To build consensus about the construction of semantic space, a reasonable approach could be to follow a parallel track with best practices of architecture in the real world.
The Sundance Program “Waste is Food” shows architect William McDonough and ecological chemist Michael Braungar revamping manufacturing industries worldwide.
They ask, how can all industrial waste be re-used? Nike, Herman Miller, and other forward thinking manufacturers are designing new products, and redesigning existing products, to have more efficient geometry and chemically pure materials to break their products down into reusable and recyclable components.
Luckily, this process has also aided the assembly process also which helps the business bottom line. Hopefully the idea will spread.
Now = what is waste in the semantic world? What can be reused and recycled versus thrown away.

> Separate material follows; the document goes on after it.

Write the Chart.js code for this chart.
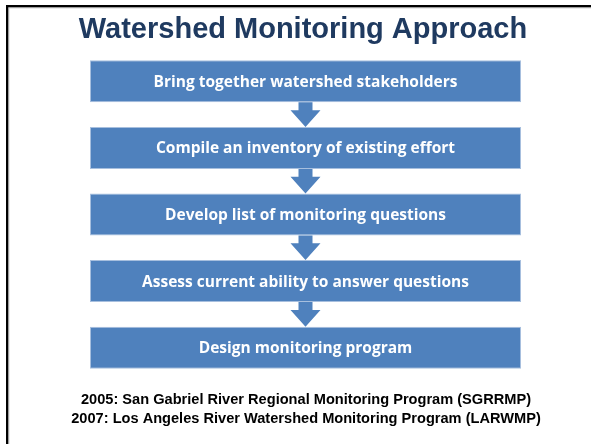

The following are proposed as information waste:
Duplicated data or processing efforts
Untrue, Uninteresting, Unneccessary
Out of date or superceded from above
How can information waste be made into food? Can better geometry and assembly/disassembly processes be used to improve data packing, shipping, storage, functions, and reuse?
What are the design criteria for information that should be thrown away after nobody has looked at it or needed it for x, y, or z period of time?
What are the system migration and updating requirements for information that is created for and available to the general public? How do we turn back in what has worn out and get new or updated versions?
Need to build a consensus on what constitutes and characterizes sustainable information design. Bringing together a group of artists, scientists, and to discuss would be a good start.